SUPPLIED DATA:
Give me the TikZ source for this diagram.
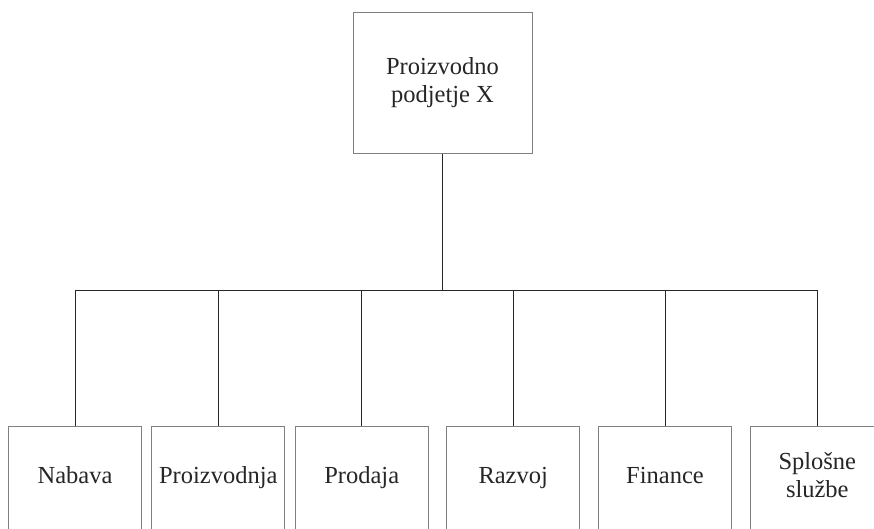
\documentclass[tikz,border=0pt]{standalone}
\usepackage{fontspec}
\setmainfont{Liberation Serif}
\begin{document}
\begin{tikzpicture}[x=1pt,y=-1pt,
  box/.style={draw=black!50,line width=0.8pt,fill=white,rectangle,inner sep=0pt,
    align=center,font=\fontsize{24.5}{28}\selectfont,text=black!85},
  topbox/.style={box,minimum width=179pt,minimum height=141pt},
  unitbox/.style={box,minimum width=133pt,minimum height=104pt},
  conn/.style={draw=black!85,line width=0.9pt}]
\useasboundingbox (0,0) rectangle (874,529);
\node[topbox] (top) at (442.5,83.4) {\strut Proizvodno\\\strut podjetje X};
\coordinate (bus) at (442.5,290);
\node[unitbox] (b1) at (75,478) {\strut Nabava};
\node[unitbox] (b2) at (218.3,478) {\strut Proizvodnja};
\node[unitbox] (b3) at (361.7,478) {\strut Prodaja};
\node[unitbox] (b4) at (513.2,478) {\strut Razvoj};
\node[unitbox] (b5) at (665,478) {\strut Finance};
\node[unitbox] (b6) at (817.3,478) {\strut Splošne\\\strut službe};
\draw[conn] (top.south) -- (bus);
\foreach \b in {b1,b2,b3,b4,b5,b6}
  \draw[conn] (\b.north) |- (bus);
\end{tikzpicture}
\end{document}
==
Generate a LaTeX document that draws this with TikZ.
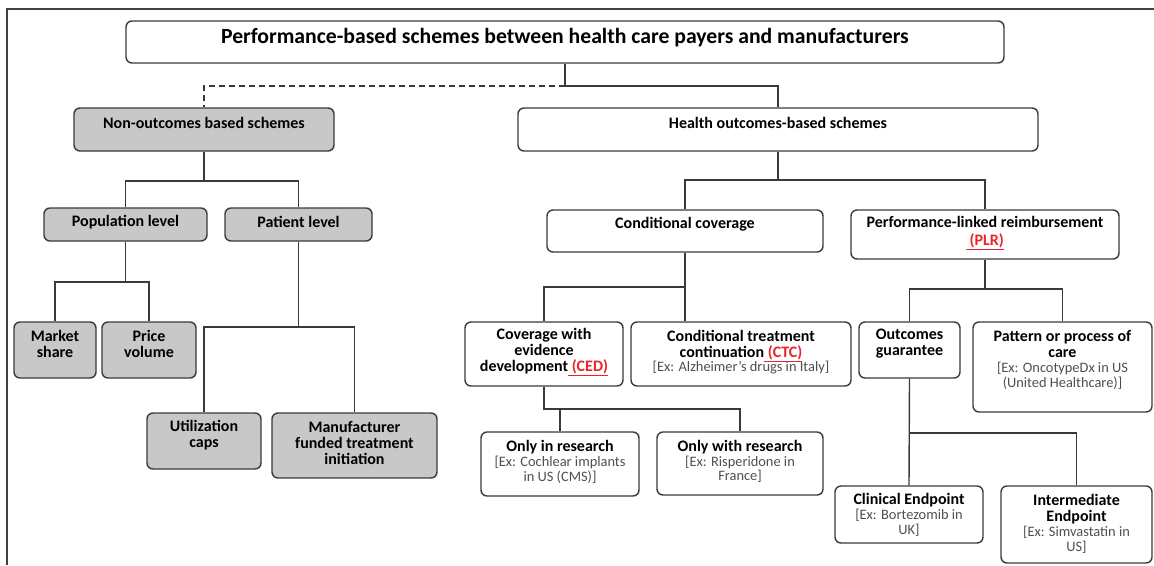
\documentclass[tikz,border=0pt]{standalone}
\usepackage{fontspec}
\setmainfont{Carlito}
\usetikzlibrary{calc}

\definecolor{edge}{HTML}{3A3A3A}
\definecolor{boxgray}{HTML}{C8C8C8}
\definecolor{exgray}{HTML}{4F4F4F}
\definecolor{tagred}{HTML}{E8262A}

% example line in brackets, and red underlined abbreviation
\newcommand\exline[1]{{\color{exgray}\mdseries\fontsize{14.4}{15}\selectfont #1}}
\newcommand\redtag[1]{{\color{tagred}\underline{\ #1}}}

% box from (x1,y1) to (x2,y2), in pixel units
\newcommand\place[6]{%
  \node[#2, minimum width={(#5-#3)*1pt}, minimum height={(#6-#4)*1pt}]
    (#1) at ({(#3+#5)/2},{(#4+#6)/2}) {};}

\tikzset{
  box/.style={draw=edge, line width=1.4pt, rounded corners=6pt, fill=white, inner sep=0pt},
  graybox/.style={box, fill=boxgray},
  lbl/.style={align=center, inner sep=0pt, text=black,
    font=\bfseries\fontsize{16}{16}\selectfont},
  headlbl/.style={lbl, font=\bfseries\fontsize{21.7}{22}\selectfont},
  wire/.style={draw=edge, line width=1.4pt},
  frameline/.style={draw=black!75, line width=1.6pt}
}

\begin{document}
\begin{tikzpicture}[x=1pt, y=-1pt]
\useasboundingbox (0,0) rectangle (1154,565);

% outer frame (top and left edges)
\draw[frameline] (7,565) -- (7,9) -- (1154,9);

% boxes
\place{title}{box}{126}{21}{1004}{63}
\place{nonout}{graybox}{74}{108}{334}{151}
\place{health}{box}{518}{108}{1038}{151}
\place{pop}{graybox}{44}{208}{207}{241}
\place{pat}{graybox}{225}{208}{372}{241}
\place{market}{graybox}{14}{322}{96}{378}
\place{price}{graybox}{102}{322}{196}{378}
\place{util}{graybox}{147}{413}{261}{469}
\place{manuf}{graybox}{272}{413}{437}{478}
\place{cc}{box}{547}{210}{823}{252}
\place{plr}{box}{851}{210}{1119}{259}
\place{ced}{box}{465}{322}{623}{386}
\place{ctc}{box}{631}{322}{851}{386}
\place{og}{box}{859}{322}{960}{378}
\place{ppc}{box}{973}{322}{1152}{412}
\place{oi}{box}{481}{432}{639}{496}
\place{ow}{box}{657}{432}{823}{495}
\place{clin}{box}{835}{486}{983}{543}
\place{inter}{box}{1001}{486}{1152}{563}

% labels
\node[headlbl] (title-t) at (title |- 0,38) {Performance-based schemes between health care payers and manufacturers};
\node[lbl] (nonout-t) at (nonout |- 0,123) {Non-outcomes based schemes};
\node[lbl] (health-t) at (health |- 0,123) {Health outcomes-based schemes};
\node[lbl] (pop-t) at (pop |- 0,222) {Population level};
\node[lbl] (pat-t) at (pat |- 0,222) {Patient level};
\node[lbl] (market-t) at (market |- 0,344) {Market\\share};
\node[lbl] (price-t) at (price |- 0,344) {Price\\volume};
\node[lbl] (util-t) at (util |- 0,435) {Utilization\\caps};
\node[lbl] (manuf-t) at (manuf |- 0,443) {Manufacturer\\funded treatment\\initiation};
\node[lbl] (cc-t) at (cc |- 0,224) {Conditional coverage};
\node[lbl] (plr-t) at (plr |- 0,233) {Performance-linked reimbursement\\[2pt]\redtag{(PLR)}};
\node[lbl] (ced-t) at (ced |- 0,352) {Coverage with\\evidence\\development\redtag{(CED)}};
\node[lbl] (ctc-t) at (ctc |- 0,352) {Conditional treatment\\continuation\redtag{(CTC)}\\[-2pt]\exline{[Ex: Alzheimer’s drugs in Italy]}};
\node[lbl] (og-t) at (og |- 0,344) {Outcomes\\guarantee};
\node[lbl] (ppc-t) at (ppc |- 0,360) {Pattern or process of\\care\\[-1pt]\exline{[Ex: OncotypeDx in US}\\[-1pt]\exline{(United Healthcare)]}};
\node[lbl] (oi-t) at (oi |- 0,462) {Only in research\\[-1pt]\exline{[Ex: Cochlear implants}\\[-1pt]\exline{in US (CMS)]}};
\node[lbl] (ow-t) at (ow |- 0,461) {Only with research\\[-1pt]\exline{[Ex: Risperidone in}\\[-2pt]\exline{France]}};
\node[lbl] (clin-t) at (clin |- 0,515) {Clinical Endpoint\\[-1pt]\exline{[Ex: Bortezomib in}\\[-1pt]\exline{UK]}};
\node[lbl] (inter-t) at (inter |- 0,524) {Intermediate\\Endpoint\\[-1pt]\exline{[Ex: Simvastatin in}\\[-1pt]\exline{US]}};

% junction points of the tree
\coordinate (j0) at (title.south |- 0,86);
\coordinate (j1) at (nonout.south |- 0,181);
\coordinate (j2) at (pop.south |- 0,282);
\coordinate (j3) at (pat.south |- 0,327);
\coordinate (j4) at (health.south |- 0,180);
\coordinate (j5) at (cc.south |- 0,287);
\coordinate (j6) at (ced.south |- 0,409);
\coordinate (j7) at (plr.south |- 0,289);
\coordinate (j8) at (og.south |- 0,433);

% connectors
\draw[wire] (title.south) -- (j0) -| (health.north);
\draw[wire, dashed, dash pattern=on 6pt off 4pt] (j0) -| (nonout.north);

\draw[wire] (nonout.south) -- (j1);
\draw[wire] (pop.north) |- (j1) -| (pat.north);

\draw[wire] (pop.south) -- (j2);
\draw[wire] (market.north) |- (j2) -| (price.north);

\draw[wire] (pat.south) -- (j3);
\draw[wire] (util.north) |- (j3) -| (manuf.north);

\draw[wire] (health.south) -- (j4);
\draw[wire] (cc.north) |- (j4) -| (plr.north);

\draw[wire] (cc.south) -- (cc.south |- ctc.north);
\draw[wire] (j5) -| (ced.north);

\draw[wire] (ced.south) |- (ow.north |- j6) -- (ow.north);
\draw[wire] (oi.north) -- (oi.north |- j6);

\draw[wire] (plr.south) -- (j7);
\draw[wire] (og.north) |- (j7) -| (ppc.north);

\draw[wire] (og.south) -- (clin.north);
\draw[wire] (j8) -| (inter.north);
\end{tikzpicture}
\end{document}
--
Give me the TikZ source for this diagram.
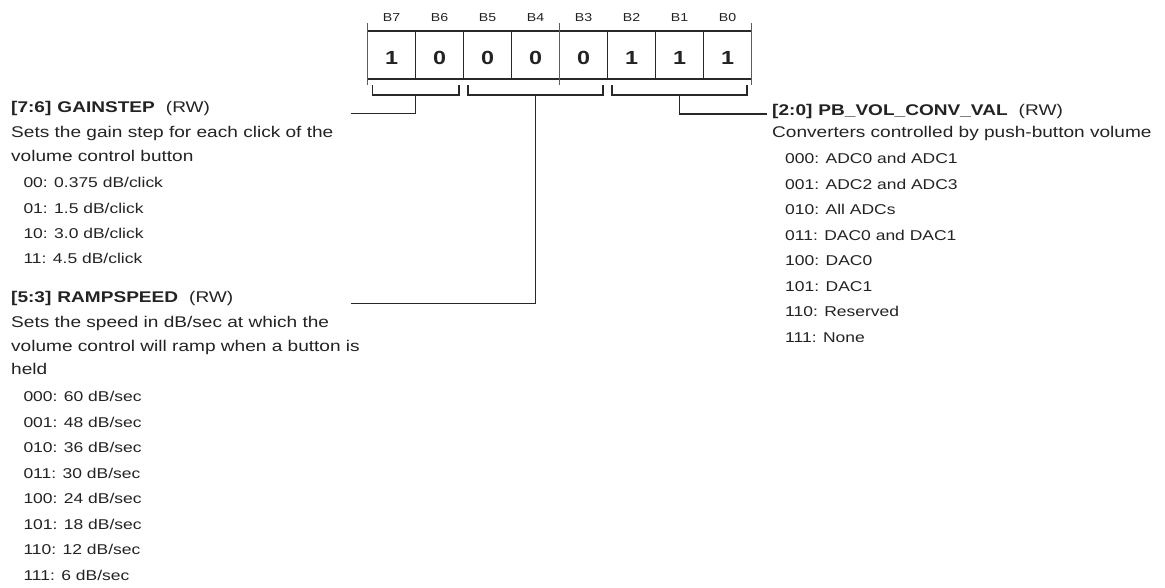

WHAT TO WORK ON:
Which lines hold the word "with"? Show each one.

REPLY TO THE EXERCISE:
Generate a LaTeX document that draws this with TikZ.
\node[lbl] (ced-t) at (ced |- 0,352) {Coverage with\\evidence\\development\redtag{(CED)}};
\node[lbl] (ow-t) at (ow |- 0,461) {Only with research\\[-1pt]\exline{[Ex: Risperidone in}\\[-2pt]\exline{France]}};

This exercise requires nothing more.